As one who has taught through this game in previous years and as one who has never participated in the game, I write to assure the campus community that the HVZ game most certainly does interfere in the academic life of the college. During the nearly-week long event, students come to class wrapped in their bandanas carrying along their Nerf weapons. The game dominates pre-class conversations among both players and non-players alike, time that ought otherwise be filled with thoughts and conversation about the course content. I can only imagine how completely the game marginalizes conversation about academic life in locations like the dorms or in the dining hall. Back in the classroom, students often bolt out the door at class' end to avoid the rush across campus in which they could become somebody's target. Likewise, just crossing campus can be harrowing, as students duck and run to avoid being struck down as part of the game play.
Let's be honest, therefore, whenever this community organizes a weeklong game of this sort, it does say something about our community's priorities, and in this instance, we are not prioritizing learning, which is, after all, the college's primary mission. Let's not pretend that not only allowing but actually promoting a culture in which students carry around toys for a week does not have a detrimental and diluting impact on the seriousness with which the college can and does carry out its educational mission.
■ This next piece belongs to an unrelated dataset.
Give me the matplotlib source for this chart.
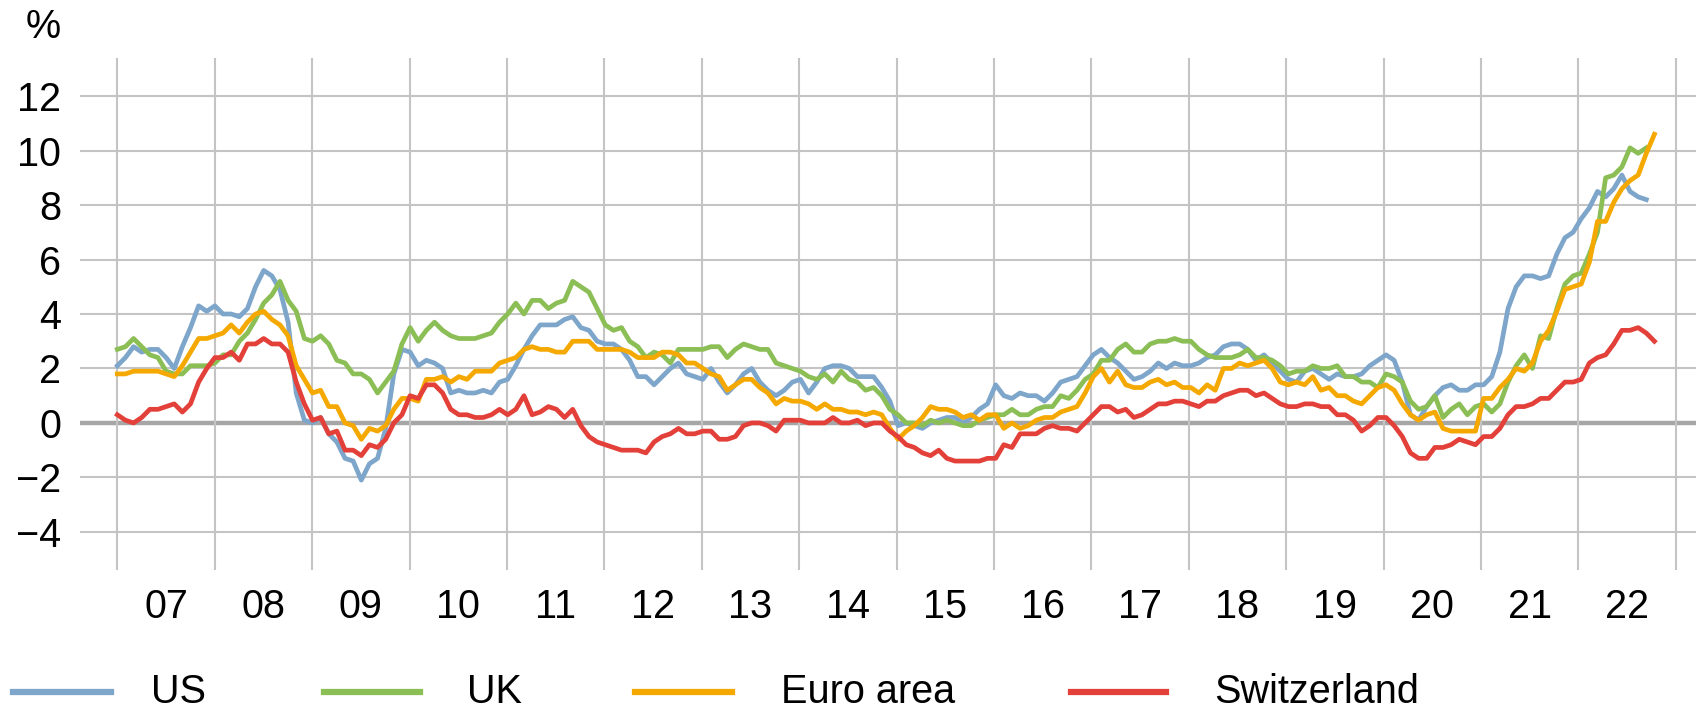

Even the timing here speaks volumes. Friday, October 25 is this semester's study day, scheduled as such because many classes will have papers due and midterms scheduled soon thereafter. That HVZ has been scheduled across the study day is a clear indication that academic interests took a back burner in this instance. Imagine the student who hopes to spend the study day outside of Case Center reading up for an exam who now has to be disrupted by others running around with their toys in the hallways shooting one another with Nerf pellets. Surely, that student's academic climate has been harmed by this event.
And, let us linger for a moment on the idea of a game that converts campus into a simulated war zone, a game in which students duck behind furniture and under bushes to avoid being shot. That is a scene that is sadly far too common in our nation. College campuses, high schools, elementary schools, even day care centers have become venues for horrific gun violence in recent years, so much so that the issue is an ongoing and serious topic in debates over public policy. How callous are we as a community that we turn that kind of scenario - a campus battlefield - into a weeklong game? How insensitive? I certainly do not want to be the one who has to explain to a prospective student from Columbine, Colorado or from Newtown, Connecticut why Skidmore thinks it is either appropriate or fun to have students simulate a war zone on its campus in the middle of an academic term. I suspect that citizens of towns where real violence and abject evil have manifested themselves in schools would read this event as far less "fun" than those planning it think it will be.
I urge those in Student Government and Student Affairs who are planning this game to re-think their decision. I urge those who are considering playing it to think deeply before they sign up. Is an HVZ game representative of the kind of scholastic community we hope to build here? Can we host it and reasonably expect that it won't damage our educational mission? And, as a matter of civic responsibility, ought our campus community casually play as a game something that, for far too many in our nation, has been a horrible reality? Think about it, Skidmore.